Deploy to Fly#

This guide describes how to deploy a websockets server to Fly.

The free tier of Fly is sufficient for trying this guide.

The free tier include up to three small VMs. This guide uses only one.

We’re going to deploy a very simple app. The process would be identical for a more realistic app.

Create application#

Here’s the implementation of the app, an echo server. Save it in a file called app.py:

#!/usr/bin/env python

import asyncio
import http
import signal

import websockets


async def echo(websocket):
    async for message in websocket:
        await websocket.send(message)


async def health_check(path, request_headers):
    if path == "/healthz":
        return http.HTTPStatus.OK, [], b"OK\n"


async def main():
    # Set the stop condition when receiving SIGTERM.
    loop = asyncio.get_running_loop()
    stop = loop.create_future()
    loop.add_signal_handler(signal.SIGTERM, stop.set_result, None)

    async with websockets.serve(
        echo,
        host="",
        port=8080,
        process_request=health_check,
    ):
        await stop


if __name__ == "__main__":
    asyncio.run(main())

This app implements typical requirements for running on a Platform as a Service:

  • it provides a health check at /healthz;

  • it closes connections and exits cleanly when it receives a SIGTERM signal.

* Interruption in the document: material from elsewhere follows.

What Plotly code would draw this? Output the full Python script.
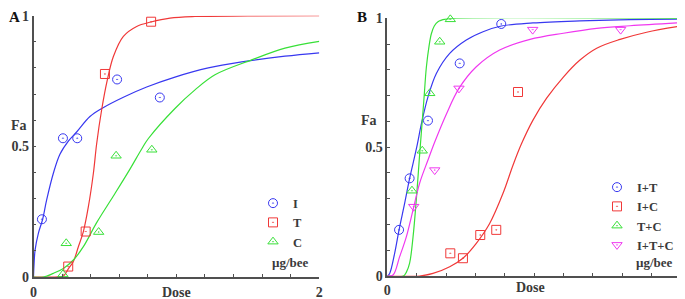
import plotly.graph_objects as go

# ---------------- Panel A data ----------------
a_I_dose = [0.059, 0.206, 0.306, 0.585, 0.884]
a_I_fa = [0.221, 0.531, 0.531, 0.756, 0.687]
a_T_dose = [0.243, 0.365, 0.500, 0.823]
a_T_fa = [0.040, 0.174, 0.777, 0.977]
a_C_dose = [0.206, 0.229, 0.456, 0.578, 0.828]
a_C_fa = [0.010, 0.129, 0.172, 0.464, 0.487]

a_I_curve_x = [0.0, 0.004, 0.011, 0.034, 0.064, 0.092, 0.139, 0.185, 0.244, 0.302, 0.395, 0.481,
               0.629, 0.792, 0.99, 1.223, 1.457, 1.76, 2.0]
a_I_curve_y = [0.0, 0.05, 0.103, 0.167, 0.221, 0.295, 0.397, 0.47, 0.52, 0.555, 0.614, 0.646,
               0.688, 0.727, 0.765, 0.800, 0.823, 0.845, 0.858]
a_T_curve_x = [0.0, 0.15, 0.209, 0.246, 0.279, 0.314, 0.349, 0.384, 0.419, 0.442, 0.477, 0.517,
               0.559, 0.629, 0.722, 0.822, 0.955, 1.13, 1.5, 2.0]
a_T_curve_y = [0.0, 0.0, 0.004, 0.033, 0.059, 0.116, 0.174, 0.269, 0.397, 0.51, 0.64, 0.755,
               0.844, 0.921, 0.959, 0.976, 0.991, 0.997, 0.999, 1.0]
a_C_curve_x = [0.0, 0.069, 0.139, 0.209, 0.279, 0.349, 0.442, 0.559, 0.675, 0.757, 0.804, 0.99,
               1.13, 1.27, 1.527, 1.76, 2.0]
a_C_curve_y = [0.0, 0.0, 0.014, 0.033, 0.065, 0.116, 0.208, 0.310, 0.413, 0.49, 0.53, 0.645,
               0.716, 0.774, 0.831, 0.876, 0.902]

# ---------------- Panel B data ----------------
b_IT_dose = [0.080, 0.152, 0.277, 0.493, 0.776]
b_IT_fa = [0.179, 0.379, 0.603, 0.825, 0.978]
b_IC_dose = [0.429, 0.515, 0.633, 0.742, 0.890]
b_IC_fa = [0.088, 0.069, 0.159, 0.179, 0.714]
b_TC_dose = [0.168, 0.238, 0.289, 0.357, 0.429]
b_TC_fa = [0.331, 0.486, 0.709, 0.909, 0.996]
b_ITC_dose = [0.180, 0.323, 0.488, 0.990, 1.589]
b_ITC_fa = [0.269, 0.411, 0.728, 0.956, 0.956]

b_IT_curve_x = [0.0, 0.016, 0.05, 0.08, 0.118, 0.152, 0.186, 0.204, 0.232, 0.277, 0.334, 0.425,
                0.538, 0.652, 0.776, 0.992, 1.312, 1.653, 2.0]
b_IT_curve_y = [0.0, 0.01, 0.088, 0.179, 0.282, 0.379, 0.463, 0.51, 0.59, 0.695, 0.786, 0.864,
                0.916, 0.948, 0.97, 0.982, 0.99, 0.995, 0.997]
b_IC_curve_x = [0.0, 0.22, 0.311, 0.425, 0.515, 0.606, 0.697, 0.788, 0.856, 0.913, 0.992, 1.085,
                1.199, 1.312, 1.426, 1.585, 1.766, 2.0]
b_IC_curve_y = [0.0, 0.0, 0.010, 0.036, 0.069, 0.127, 0.204, 0.321, 0.43, 0.512, 0.605, 0.69,
                0.772, 0.838, 0.884, 0.918, 0.946, 0.970]
b_TC_curve_x = [0.0, 0.11, 0.13, 0.152, 0.175, 0.198, 0.22, 0.235, 0.25, 0.266, 0.285, 0.30,
                0.32, 0.345, 0.40, 0.45, 2.0]
b_TC_curve_y = [0.0, 0.0, 0.015, 0.05, 0.15, 0.30, 0.47, 0.58, 0.69, 0.81, 0.895, 0.94,
                0.97, 0.987, 0.997, 1.0, 1.0]
b_ITC_curve_x = [0.0, 0.039, 0.084, 0.13, 0.175, 0.22, 0.277, 0.323, 0.402, 0.488, 0.606, 0.765,
                 0.972, 1.199, 1.426, 1.653, 2.0]
b_ITC_curve_y = [0.0, 0.004, 0.075, 0.153, 0.256, 0.360, 0.450, 0.52, 0.628, 0.728, 0.812, 0.877,
                 0.918, 0.942, 0.961, 0.971, 0.983]

y_tick_vals = [0.0, 0.1, 0.2, 0.3, 0.4, 0.5, 0.6, 0.7, 0.8, 0.9, 1.0]
y_tick_text = ["0", "", "", "", "", "0.5", "", "", "", "", "1"]
x_tick_vals = [0.0, 0.2, 0.4, 0.6, 0.8, 1.0, 1.2, 1.4, 1.6, 1.8, 2.0]
x_tick_text = ["0", "", "", "", "", "", "", "", "", "", "2"]

BLUE = "#3838f0"
RED = "#f03838"
GREEN = "#38e038"
MAGENTA = "#f038f0"
TXT = "#3a3a3a"
AX = "#505050"
FONT = "Liberation Serif"

fig = go.Figure()


def curve(x, y, color, xa, ya):
    fig.add_trace(go.Scatter(x=x, y=y, mode="lines", xaxis=xa, yaxis=ya,
                             line=dict(color=color, width=1.2, shape="spline", smoothing=1.0),
                             showlegend=False, hoverinfo="skip"))


def pts(x, y, color, symbol, name, xa, ya, legend):
    fig.add_trace(go.Scatter(x=x, y=y, mode="markers", xaxis=xa, yaxis=ya, name=name,
                             legend=legend, cliponaxis=False,
                             marker=dict(symbol=symbol, size=9, color=color,
                                         line=dict(color=color, width=1))))


curve(a_I_curve_x, a_I_curve_y, BLUE, "x", "y")
curve(a_T_curve_x, a_T_curve_y, RED, "x", "y")
curve(a_C_curve_x, a_C_curve_y, GREEN, "x", "y")
pts(a_I_dose, a_I_fa, BLUE, "circle-open-dot", "I", "x", "y", "legend")
pts(a_T_dose, a_T_fa, RED, "square-open-dot", "T", "x", "y", "legend")
pts(a_C_dose, a_C_fa, GREEN, "triangle-up-open-dot", "C", "x", "y", "legend")

curve(b_IT_curve_x, b_IT_curve_y, BLUE, "x2", "y2")
curve(b_IC_curve_x, b_IC_curve_y, RED, "x2", "y2")
curve(b_TC_curve_x, b_TC_curve_y, GREEN, "x2", "y2")
curve(b_ITC_curve_x, b_ITC_curve_y, MAGENTA, "x2", "y2")
pts(b_IT_dose, b_IT_fa, BLUE, "circle-open-dot", "I+T", "x2", "y2", "legend2")
pts(b_IC_dose, b_IC_fa, RED, "square-open-dot", "I+C", "x2", "y2", "legend2")
pts(b_TC_dose, b_TC_fa, GREEN, "triangle-up-open-dot", "T+C", "x2", "y2", "legend2")
pts(b_ITC_dose, b_ITC_fa, MAGENTA, "triangle-down-open-dot", "I+T+C", "x2", "y2", "legend2")

# The page body has an 8px margin, so the figure starts 8px right/down of the window corner.
OFF = 8
W, H = 685 - OFF, 299 - OFF


def px(v):
    return (v - OFF) / W


def py(v):
    return (H - (v - OFF)) / H


tickfont = dict(family=FONT, size=14, color=TXT, weight="bold")
xax = dict(range=[0, 2], showgrid=False, zeroline=False, showline=True, linecolor=AX, linewidth=1.5,
           ticks="inside", ticklen=3, tickwidth=1, tickcolor=AX, tickvals=x_tick_vals,
           ticktext=x_tick_text, tickfont=tickfont, fixedrange=True, automargin=False,
           ticklabelstandoff=1)
yax = dict(range=[0, 1], showgrid=False, zeroline=False, showline=True, linecolor=AX, linewidth=1.5,
           ticks="inside", ticklen=3, tickwidth=1, tickcolor=AX, tickvals=y_tick_vals,
           ticktext=y_tick_text, tickfont=tickfont, fixedrange=True, automargin=False)

legfont = dict(family=FONT, size=12.5, color=TXT, weight="bold")

fig.update_layout(
    width=W, height=H, margin=dict(l=0, r=0, t=0, b=0, autoexpand=False),
    paper_bgcolor="white", plot_bgcolor="white",
    xaxis=dict(xax, domain=[px(33.5), px(319.3)], anchor="y"),
    yaxis=dict(yax, domain=[py(277), py(15.7)], anchor="x"),
    xaxis2=dict(xax, domain=[px(387.3), px(681)], anchor="y2", ticklabelstandoff=0),
    yaxis2=dict(yax, domain=[py(276), py(18.3)], anchor="x2"),
    legend=dict(x=px(253), y=py(188.5), xanchor="left", yanchor="top", font=legfont,
                bgcolor="rgba(0,0,0,0)", borderwidth=0, tracegroupgap=0),
    legend2=dict(x=px(597), y=py(172.5), xanchor="left", yanchor="top", font=legfont,
                 bgcolor="rgba(0,0,0,0)", borderwidth=0, tracegroupgap=0),
    showlegend=True,
)

annos = [
    ("A", 0.0, 1.0, "left", "top", 15),
    ("B", px(361.7), 1.0, "center", "top", 15),
    ("Fa", px(19.3), py(125), "center", "middle", 14),
    ("Fa", px(369), py(120.7), "center", "middle", 14),
    ("\u00b5g/bee", px(290), py(262.3), "center", "middle", 13),
    ("\u00b5g/bee", px(654.7), py(262.7), "center", "middle", 13),
    ("Dose", px(176.8), py(292.2), "center", "middle", 14),
    ("Dose", px(530.3), py(287.7), "center", "middle", 14),
]
for text, x, y, xa, ya, size in annos:
    fig.add_annotation(text=text, x=x, y=y, xref="paper", yref="paper", xanchor=xa,
                       yanchor=ya, showarrow=False, borderpad=0,
                       font=dict(family=FONT, size=size, color="#111" if text in ("A", "B") else TXT,
                                 weight="bold"))

fig.write_html("out.html")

Create a requirements.txt file containing this line to declare a dependency on websockets:

websockets

The app is ready. Let’s deploy it!

Deploy application#

Follow the instructions to install the Fly CLI, if you haven’t done that yet.

Sign up or log in to Fly.

Launch the app — you’ll have to pick a different name because I’m already using websockets-echo:

$ fly launch
Creating app in ...
Scanning source code
Detected a Python app
Using the following build configuration:
    Builder: paketobuildpacks/builder:base
? App Name (leave blank to use an auto-generated name): websockets-echo
? Select organization: ...
? Select region: ...
Created app websockets-echo in organization ...
Wrote config file fly.toml
? Would you like to set up a Postgresql database now? No
We have generated a simple Procfile for you. Modify it to fit your needs and run "fly deploy" to deploy your application.

This will build the image with a generic buildpack.

Fly can build images with a Dockerfile or a buildpack. Here, fly launch configures a generic Paketo buildpack.

If you’d rather package the app with a Dockerfile, check out the guide to containerize an application.

Replace the auto-generated fly.toml with:

app = "websockets-echo"
kill_signal = "SIGTERM"

[build]
  builder = "paketobuildpacks/builder:base"

[[services]]
  internal_port = 8080
  protocol = "tcp"

  [[services.http_checks]]
    path = "/healthz"

  [[services.ports]]
    handlers = ["tls", "http"]
    port = 443

This configuration:

  • listens on port 443, terminates TLS, and forwards to the app on port 8080;

  • declares a health check at /healthz;

  • requests a SIGTERM for terminating the app.

Replace the auto-generated Procfile with:

web: python app.py

This tells Fly how to run the app.

Now you can deploy it:

$ fly deploy

... lots of output...

==> Monitoring deployment

1 desired, 1 placed, 1 healthy, 0 unhealthy [health checks: 1 total, 1 passing]
--> v0 deployed successfully

Validate deployment#

Let’s confirm that your application is running as expected.

Since it’s a WebSocket server, you need a WebSocket client, such as the interactive client that comes with websockets.

If you’re currently building a websockets server, perhaps you’re already in a virtualenv where websockets is installed. If not, you can install it in a new virtualenv as follows:

$ python -m venv websockets-client
$ . websockets-client/bin/activate
$ pip install websockets

Connect the interactive client — you must replace websockets-echo with the name of your Fly app in this command:

$ python -m websockets wss://websockets-echo.fly.dev/
Connected to wss://websockets-echo.fly.dev/.
>

Great! Your app is running!

Once you’re connected, you can send any message and the server will echo it, or press Ctrl-D to terminate the connection:

> Hello!
< Hello!
Connection closed: 1000 (OK).

You can also confirm that your application shuts down gracefully.

Connect an interactive client again — remember to replace websockets-echo with your app:

$ python -m websockets wss://websockets-echo.fly.dev/
Connected to wss://websockets-echo.fly.dev/.
>

In another shell, restart the app — again, replace websockets-echo with your app:

$ fly restart websockets-echo
websockets-echo is being restarted

Go back to the first shell. The connection is closed with code 1001 (going away).

$ python -m websockets wss://websockets-echo.fly.dev/
Connected to wss://websockets-echo.fly.dev/.
Connection closed: 1001 (going away).

If graceful shutdown wasn’t working, the server wouldn’t perform a closing handshake and the connection would be closed with code 1006 (abnormal closure).